_Short problem:_ Filter the lines below, copying only those with the string "this".

_Records to use:_
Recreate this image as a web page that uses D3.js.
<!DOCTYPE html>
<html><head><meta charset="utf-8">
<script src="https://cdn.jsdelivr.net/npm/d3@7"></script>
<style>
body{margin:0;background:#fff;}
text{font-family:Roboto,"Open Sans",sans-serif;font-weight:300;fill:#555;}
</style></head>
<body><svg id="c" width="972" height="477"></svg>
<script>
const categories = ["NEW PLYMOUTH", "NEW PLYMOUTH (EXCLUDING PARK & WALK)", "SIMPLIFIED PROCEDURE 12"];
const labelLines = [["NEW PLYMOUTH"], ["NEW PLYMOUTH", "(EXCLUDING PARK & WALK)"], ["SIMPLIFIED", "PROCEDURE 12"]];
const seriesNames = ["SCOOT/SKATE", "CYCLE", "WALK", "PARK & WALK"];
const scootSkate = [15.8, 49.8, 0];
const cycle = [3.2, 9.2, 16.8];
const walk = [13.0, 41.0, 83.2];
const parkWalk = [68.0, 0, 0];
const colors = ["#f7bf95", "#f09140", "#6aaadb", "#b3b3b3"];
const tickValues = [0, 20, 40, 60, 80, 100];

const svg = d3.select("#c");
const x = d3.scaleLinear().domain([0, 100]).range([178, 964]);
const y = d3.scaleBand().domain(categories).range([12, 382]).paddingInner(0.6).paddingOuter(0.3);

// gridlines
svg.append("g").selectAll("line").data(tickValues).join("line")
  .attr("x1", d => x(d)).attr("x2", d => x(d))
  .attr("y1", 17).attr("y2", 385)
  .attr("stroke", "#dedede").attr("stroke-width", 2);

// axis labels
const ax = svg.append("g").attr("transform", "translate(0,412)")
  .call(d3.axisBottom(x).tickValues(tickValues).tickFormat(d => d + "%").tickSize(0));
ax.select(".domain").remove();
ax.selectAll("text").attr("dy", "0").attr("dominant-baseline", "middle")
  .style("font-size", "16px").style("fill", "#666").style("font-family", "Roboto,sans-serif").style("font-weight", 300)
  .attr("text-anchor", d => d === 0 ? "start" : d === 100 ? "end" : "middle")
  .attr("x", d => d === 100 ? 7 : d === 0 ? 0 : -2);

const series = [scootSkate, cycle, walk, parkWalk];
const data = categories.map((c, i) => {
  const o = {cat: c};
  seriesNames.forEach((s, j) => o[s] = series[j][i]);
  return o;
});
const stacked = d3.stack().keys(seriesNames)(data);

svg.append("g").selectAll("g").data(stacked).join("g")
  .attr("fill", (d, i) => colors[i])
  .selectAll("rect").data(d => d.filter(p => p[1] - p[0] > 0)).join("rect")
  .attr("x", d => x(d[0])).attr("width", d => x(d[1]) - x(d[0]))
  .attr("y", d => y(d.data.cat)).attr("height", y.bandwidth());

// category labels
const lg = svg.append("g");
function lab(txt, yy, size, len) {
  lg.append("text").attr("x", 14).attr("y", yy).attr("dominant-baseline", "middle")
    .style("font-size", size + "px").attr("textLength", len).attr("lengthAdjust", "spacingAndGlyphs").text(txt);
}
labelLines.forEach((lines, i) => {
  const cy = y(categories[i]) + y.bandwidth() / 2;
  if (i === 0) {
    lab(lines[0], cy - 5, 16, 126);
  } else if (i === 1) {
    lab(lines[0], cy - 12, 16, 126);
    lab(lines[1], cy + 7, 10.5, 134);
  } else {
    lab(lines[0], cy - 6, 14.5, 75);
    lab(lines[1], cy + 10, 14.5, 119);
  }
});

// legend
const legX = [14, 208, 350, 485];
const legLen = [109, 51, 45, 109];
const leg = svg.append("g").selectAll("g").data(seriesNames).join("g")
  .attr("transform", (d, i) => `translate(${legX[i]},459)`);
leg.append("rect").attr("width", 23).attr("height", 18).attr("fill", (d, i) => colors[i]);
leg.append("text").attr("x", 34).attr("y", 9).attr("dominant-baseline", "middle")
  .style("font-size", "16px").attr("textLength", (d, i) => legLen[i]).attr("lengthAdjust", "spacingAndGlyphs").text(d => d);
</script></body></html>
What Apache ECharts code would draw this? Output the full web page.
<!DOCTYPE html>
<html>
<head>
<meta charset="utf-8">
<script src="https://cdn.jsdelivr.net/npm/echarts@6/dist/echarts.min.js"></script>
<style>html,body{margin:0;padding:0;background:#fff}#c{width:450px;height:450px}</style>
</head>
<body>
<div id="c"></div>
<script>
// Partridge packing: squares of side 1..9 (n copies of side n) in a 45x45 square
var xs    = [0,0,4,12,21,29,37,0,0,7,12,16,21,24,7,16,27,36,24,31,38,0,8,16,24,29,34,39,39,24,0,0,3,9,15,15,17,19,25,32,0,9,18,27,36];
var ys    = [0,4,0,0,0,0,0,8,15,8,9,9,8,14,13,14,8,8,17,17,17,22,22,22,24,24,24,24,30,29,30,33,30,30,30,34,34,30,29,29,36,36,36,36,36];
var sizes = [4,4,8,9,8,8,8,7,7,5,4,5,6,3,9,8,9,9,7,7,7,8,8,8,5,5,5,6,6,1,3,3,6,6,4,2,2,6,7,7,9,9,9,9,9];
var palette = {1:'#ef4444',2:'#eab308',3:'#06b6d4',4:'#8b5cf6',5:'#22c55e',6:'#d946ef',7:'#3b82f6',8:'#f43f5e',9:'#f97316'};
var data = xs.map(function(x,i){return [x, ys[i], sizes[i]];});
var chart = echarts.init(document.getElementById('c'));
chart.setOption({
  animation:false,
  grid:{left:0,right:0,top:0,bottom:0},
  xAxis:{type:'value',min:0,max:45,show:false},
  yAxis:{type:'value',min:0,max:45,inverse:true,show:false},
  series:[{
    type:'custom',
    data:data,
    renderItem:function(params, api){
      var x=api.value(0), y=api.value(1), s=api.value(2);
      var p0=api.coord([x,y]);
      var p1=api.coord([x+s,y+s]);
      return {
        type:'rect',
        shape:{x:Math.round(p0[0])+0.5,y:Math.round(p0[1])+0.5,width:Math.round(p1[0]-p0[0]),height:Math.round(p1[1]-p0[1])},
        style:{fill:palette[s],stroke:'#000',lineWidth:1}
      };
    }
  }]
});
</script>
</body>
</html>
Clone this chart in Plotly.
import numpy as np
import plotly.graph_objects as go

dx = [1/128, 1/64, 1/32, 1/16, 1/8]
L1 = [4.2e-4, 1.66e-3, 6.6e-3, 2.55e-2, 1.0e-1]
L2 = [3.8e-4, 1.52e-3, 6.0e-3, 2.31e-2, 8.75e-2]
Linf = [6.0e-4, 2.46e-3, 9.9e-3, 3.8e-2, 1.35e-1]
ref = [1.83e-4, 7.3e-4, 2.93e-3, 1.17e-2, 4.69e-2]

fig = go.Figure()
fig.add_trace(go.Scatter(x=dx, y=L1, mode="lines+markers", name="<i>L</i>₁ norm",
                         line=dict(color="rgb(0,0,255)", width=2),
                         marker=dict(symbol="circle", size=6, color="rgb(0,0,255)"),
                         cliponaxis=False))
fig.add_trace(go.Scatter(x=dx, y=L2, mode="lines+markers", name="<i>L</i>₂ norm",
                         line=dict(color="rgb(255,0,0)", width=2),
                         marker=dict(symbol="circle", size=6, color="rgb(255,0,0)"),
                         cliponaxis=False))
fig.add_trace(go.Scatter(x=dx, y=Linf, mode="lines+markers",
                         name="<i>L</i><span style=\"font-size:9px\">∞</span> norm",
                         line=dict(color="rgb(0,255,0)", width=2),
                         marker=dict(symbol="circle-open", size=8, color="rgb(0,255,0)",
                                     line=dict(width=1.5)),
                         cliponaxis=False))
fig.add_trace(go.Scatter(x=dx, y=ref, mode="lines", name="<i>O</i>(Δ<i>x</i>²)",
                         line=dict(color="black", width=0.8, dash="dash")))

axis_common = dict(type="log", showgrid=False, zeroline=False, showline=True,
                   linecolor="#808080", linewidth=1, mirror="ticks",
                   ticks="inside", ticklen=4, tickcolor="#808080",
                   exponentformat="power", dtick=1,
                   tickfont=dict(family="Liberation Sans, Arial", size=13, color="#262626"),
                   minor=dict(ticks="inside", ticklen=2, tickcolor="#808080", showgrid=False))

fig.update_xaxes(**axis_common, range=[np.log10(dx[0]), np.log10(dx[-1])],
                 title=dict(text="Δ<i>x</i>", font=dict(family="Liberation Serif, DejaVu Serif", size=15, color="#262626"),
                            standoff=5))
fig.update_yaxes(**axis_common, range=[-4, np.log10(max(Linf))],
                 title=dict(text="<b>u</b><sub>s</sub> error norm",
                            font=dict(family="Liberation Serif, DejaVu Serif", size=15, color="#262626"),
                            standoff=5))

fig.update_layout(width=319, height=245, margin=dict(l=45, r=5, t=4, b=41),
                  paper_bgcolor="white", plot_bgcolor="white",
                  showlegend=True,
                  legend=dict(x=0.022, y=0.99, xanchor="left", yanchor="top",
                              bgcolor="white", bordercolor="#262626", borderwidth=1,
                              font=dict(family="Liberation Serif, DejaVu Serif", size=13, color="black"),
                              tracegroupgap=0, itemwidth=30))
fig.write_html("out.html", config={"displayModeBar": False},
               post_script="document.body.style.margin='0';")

_Complete answer:_
Recreate this image as a web page that uses D3.js.
What Apache ECharts code would draw this? Output the full web page.
Clone this chart in Plotly.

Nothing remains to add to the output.